Entering into discussion with his two ‘interrogators,’ as he wryly terms them, the audience is then also given the opportunity to ask questions. Banville talks about what it means to be a novelist, an Irish author, and the influence of Beckett on his work with an engaging frankness and truthfulness. Why he writes is simple - it is the desire to tell stories. But he remains uncomfortable with the title this gives him, musing ‘I wonder if any novelist thinks of himself as a novelist.’ Revealing how he writes, it is not through plot or character progression, but rather from line to line. ‘I make sentences. ‘I work by sentences.’ He reinforces his remark often made in interviews that he is doing his ‘little bit’ to give the novel the force and denseness of poetry.

When it comes to reading his books, the message is clear: ‘you can take them or leave them.’ But he does expect commitment from his readers, warning ‘your attention can’t slip when you’re reading my books. You can’t go and do something else after five minutes.’ Eyes twinkling, he finishes the thought with ‘and most people do go and do something else.’ This is characteristic of his affable, self-deprecating humour and frequent use of anecdotes. Banville is always quick to undercut his more serious statements. Commenting on the disappointment of his readers at book-signings, he sighs ‘I’m always older, shorter than they thought. Not as good-looking.’ He gives us insights into the business side books, and their sales and reviews. ‘Why can’t I write simple books that people would like and would buy?’ he groans. Having been writing for over four decades, he appears conscious of growing older. But age has made him more candid, and more at ease. ‘You get to my age, you can have fun. The books aren’t going to sell. They’re only going to hate it anyway. You can have fun.’

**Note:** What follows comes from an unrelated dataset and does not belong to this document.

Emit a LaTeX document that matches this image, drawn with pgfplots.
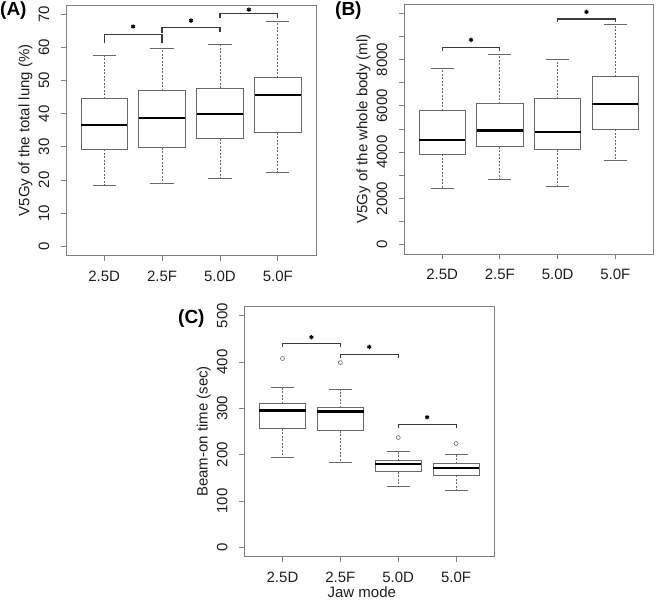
\documentclass[border=0pt]{standalone}
\usepackage{fontspec}
\setmainfont{Liberation Sans}
\usepackage{pgfplots}
\pgfplotsset{compat=1.18}
\definecolor{framegray}{RGB}{128,128,128}
\definecolor{boxgray}{RGB}{105,105,105}
\definecolor{brk}{RGB}{60,60,60}
\definecolor{txt}{RGB}{30,30,30}
\pgfplotsset{
  rpanel/.style={
    scale only axis,
    anchor=south west,
    xmin=0.34, xmax=4.66,
    xtick={1,2,3,4},
    xticklabels={2.5D,2.5F,5.0D,5.0F},
    xtick pos=bottom, ytick pos=left,
    tick align=outside,
    major tick length=5pt,
    tick style={draw=framegray, line width=0.8pt},
    axis line style={draw=framegray, line width=0.9pt},
    /pgf/number format/assume math mode=true,
    scaled y ticks=false,
    unbounded coords=jump,
    every tick label/.append style={font=\fontsize{15}{18}\selectfont, text=txt},
    yticklabel style={rotate=90, anchor=south, inner sep=0pt},
    yticklabel shift=11.5pt,
    xticklabel style={anchor=north, inner sep=0pt},
    xticklabel shift=10pt,
    every axis y label/.style={at={(axis description cs:-0.162,0.5)}, rotate=90, anchor=center, font=\fontsize{15}{18}\selectfont, text=txt},
    every axis x label/.style={at={(axis description cs:0.47,0)}, anchor=north, yshift=-30pt, inner sep=0pt, font=\fontsize{15}{18}\selectfont, text=txt},
  },
  rboxst/.style={draw=boxgray, line width=0.9pt, sharp plot, mark=none, line join=miter},
  rmed/.style={draw=black, line width=2.2pt, sharp plot, mark=none},
  rwh/.style={draw=boxgray, line width=0.8pt, sharp plot, mark=none, dash pattern=on 2pt off 1.5pt},
  rcap/.style={draw=boxgray, line width=0.9pt, sharp plot, mark=none},
  rout/.style={only marks, mark=o, mark size=2pt, mark options={boxgray, line width=0.6pt}},
  rbrk/.style={draw=brk, line width=1.2pt, sharp plot, mark=none},
  rstar/.style={only marks, mark=asterisk, mark size=2.2pt, mark options={black, line width=1.1pt}},
}
\begin{document}
\begin{tikzpicture}
\useasboundingbox (0pt,0pt) rectangle (656pt,-602pt);
% ---------------- (A)
\begin{axis}[rpanel, at={(66pt,-255.5pt)}, width=250pt, height=250.5pt,
  ymin=-2.8, ymax=72.8, ytick={0,10,...,70},
  ylabel={V5Gy of the total lung (\%)}]
\addplot[rboxst] coordinates {
 (1,29.3)(1.4,29.3)(1.4,44.5)(0.6,44.5)(0.6,29.3)(1,29.3) (nan,nan)
 (2,29.7)(2.4,29.7)(2.4,46.9)(1.6,46.9)(1.6,29.7)(2,29.7) (nan,nan)
 (3,32.4)(3.4,32.4)(3.4,47.7)(2.6,47.7)(2.6,32.4)(3,32.4) (nan,nan)
 (4,34.2)(4.4,34.2)(4.4,50.9)(3.6,50.9)(3.6,34.2)(4,34.2)};
\addplot[rwh] coordinates {
 (1,44.5)(1,57.5) (nan,nan) (1,29.3)(1,18.4) (nan,nan)
 (2,46.9)(2,59.7) (nan,nan) (2,29.7)(2,18.9) (nan,nan)
 (3,47.7)(3,60.8) (nan,nan) (3,32.4)(3,20.6) (nan,nan)
 (4,50.9)(4,67.9) (nan,nan) (4,34.2)(4,22.3)};
\addplot[rcap] coordinates {
 (0.8,57.5)(1.2,57.5) (nan,nan) (0.8,18.4)(1.2,18.4) (nan,nan)
 (1.8,59.7)(2.2,59.7) (nan,nan) (1.8,18.9)(2.2,18.9) (nan,nan)
 (2.8,60.8)(3.2,60.8) (nan,nan) (2.8,20.6)(3.2,20.6) (nan,nan)
 (3.8,67.9)(4.2,67.9) (nan,nan) (3.8,22.3)(4.2,22.3)};
\addplot[rmed] coordinates {
 (0.6,36.6)(1.4,36.6) (nan,nan) (1.6,38.7)(2.4,38.7) (nan,nan)
 (2.6,39.9)(3.4,39.9) (nan,nan) (3.6,45.7)(4.4,45.7)};
\addplot[rbrk] coordinates {(1,61.3) (1,64.0) (2,64.0) (2,61.3)};
\addplot[rbrk] coordinates {(2,64.4) (2,66.0) (3,66.0) (3,64.8)};
\addplot[rbrk] coordinates {(3,68.9) (3,70.2) (4,70.2) (4,68.9)};
\addplot[rstar] coordinates {(1.5,66.3) (2.5,68.1) (3.5,71.4)};
\end{axis}
% ---------------- (B)
\begin{axis}[rpanel, at={(404pt,-254pt)}, width=249.5pt, height=250pt,
  ymin=-400, ymax=10400, ytick={0,1000,2000,3000,4000,5000,6000,7000,8000,9000,10000},
  yticklabels={0,{},2000,{},4000,{},6000,{},8000,{},{}},
  ylabel={V5Gy of the whole body (ml)}]
\addplot[rboxst] coordinates {
 (1,3914)(1.4,3914)(1.4,5797)(0.6,5797)(0.6,3914)(1,3914) (nan,nan)
 (2,4230)(2.4,4230)(2.4,6100)(1.6,6100)(1.6,4230)(2,4230) (nan,nan)
 (3,4114)(3.4,4114)(3.4,6316)(2.6,6316)(2.6,4114)(3,4114) (nan,nan)
 (4,4993)(4.4,4993)(4.4,7266)(3.6,7266)(3.6,4993)(4,4993)};
\addplot[rwh] coordinates {
 (1,5797)(1,7626) (nan,nan) (1,3914)(1,2417) (nan,nan)
 (2,6100)(2,8214) (nan,nan) (2,4230)(2,2805) (nan,nan)
 (3,6316)(3,8014) (nan,nan) (3,4114)(3,2503) (nan,nan)
 (4,7266)(4,9510) (nan,nan) (4,4993)(4,3655)};
\addplot[rcap] coordinates {
 (0.8,7626)(1.2,7626) (nan,nan) (0.8,2417)(1.2,2417) (nan,nan)
 (1.8,8214)(2.2,8214) (nan,nan) (1.8,2805)(2.2,2805) (nan,nan)
 (2.8,8014)(3.2,8014) (nan,nan) (2.8,2503)(3.2,2503) (nan,nan)
 (3.8,9510)(4.2,9510) (nan,nan) (3.8,3655)(4.2,3655)};
\addplot[rmed] coordinates {
 (0.6,4519)(1.4,4519) (nan,nan) (1.6,4933)(2.4,4933) (nan,nan)
 (2.6,4862)(3.4,4862) (nan,nan) (3.6,6085)(4.4,6085)};
\addplot[rbrk] coordinates {(1,8374) (1,8518) (2,8518) (2,8374)};
\addplot[rbrk] coordinates {(3,9612) (3,9755) (4,9755) (4,9612)};
\addplot[rstar] coordinates {(1.5,8850) (3.5,10058)};
\end{axis}
% ---------------- (C)
\begin{axis}[rpanel, at={(244.3pt,-556.5pt)}, width=250pt, height=250pt,
  ymin=-20, ymax=520, ytick={0,100,200,300,400,500},
  ylabel={Beam-on time (sec)}, xlabel={Jaw mode}]
\addplot[rboxst] coordinates {
 (1,256.4)(1.4,256.4)(1.4,309.7)(0.6,309.7)(0.6,256.4)(1,256.4) (nan,nan)
 (2,251.4)(2.4,251.4)(2.4,301)(1.6,301)(1.6,251.4)(2,251.4) (nan,nan)
 (3,163.5)(3.4,163.5)(3.4,186.5)(2.6,186.5)(2.6,163.5)(3,163.5) (nan,nan)
 (4,155.6)(4.4,155.6)(4.4,180)(3.6,180)(3.6,155.6)(4,155.6)};
\addplot[rwh] coordinates {
 (1,309.7)(1,344.3) (nan,nan) (1,256.4)(1,193) (nan,nan)
 (2,301)(2,340.7) (nan,nan) (2,251.4)(2,183.8) (nan,nan)
 (3,186.5)(3,206) (nan,nan) (3,163.5)(3,131.8) (nan,nan)
 (4,180)(4,201) (nan,nan) (4,155.6)(4,122.4)};
\addplot[rcap] coordinates {
 (0.8,344.3)(1.2,344.3) (nan,nan) (0.8,193)(1.2,193) (nan,nan)
 (1.8,340.7)(2.2,340.7) (nan,nan) (1.8,183.8)(2.2,183.8) (nan,nan)
 (2.8,206)(3.2,206) (nan,nan) (2.8,131.8)(3.2,131.8) (nan,nan)
 (3.8,201)(4.2,201) (nan,nan) (3.8,122.4)(4.2,122.4)};
\addplot[rmed] coordinates {
 (0.6,295.3)(1.4,295.3) (nan,nan) (1.6,293.1)(2.4,293.1) (nan,nan)
 (2.6,179.3)(3.4,179.3) (nan,nan) (3.6,170.7)(4.4,170.7)};
\addplot[rout] coordinates {(1,407.7) (2,399) (3,237) (4,224)};
\addplot[rbrk] coordinates {(1,433) (1,440) (2,440) (2,433)};
\addplot[rbrk] coordinates {(2,409) (2,416.3) (3,416.3) (3,408)};
\addplot[rbrk] coordinates {(3,258.6) (3,265.8) (4,265.8) (4,258.6)};
\addplot[rstar] coordinates {(1.5,453.8) (2.5,432.9) (3.5,280.9)};
\end{axis}
% panel letters
\node[anchor=north west, inner sep=0pt, font=\bfseries\fontsize{19}{20}\selectfont, text=black] at (0pt,-2pt) {(A)};
\node[anchor=north west, inner sep=0pt, font=\bfseries\fontsize{19}{20}\selectfont, text=black] at (335pt,-2pt) {(B)};
\node[anchor=north west, inner sep=0pt, font=\bfseries\fontsize{19}{20}\selectfont, text=black] at (178pt,-310pt) {(C)};
\end{tikzpicture}
\end{document}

Banville acknowledges his debt to Samuel Beckett. He first encountered him in Malloy, being particularly struck by one paragraph that contained a wonderful, human moment of comedy. Banville’s first novel, Nightspawn, as he has commented elsewhere, was ‘very much influenced by Beckett. Much too much so.’ Like Beckett, Banville combines Irish literary tradition and European culture. But he also chooses to set himself apart from other Irish writers. Whilst Beckett, Joyce and others left, Banville remains. ‘I can’t do without Ireland’ he explains, talking about its ravishingly beautiful look and climate. At the same time, he confesses that he doesn’t ‘feel part of Ireland. I feel exiled in Ireland. I wouldn’t want to feel part of any country. Irish writers should try to be international.’

‘That piece I read today,’ he muses a while later, ‘Beckett would have hated it. He would have loathed it.’ He names Henry James as the writer that brought us out of Victorian literature and into modernism. Banville then poses a difficult question. In choosing to follow Beckett and Joyce, rather than Henry James, were we right? After all, ‘we’re not here for me,’ he scoffs. But, actually, I rather think we are.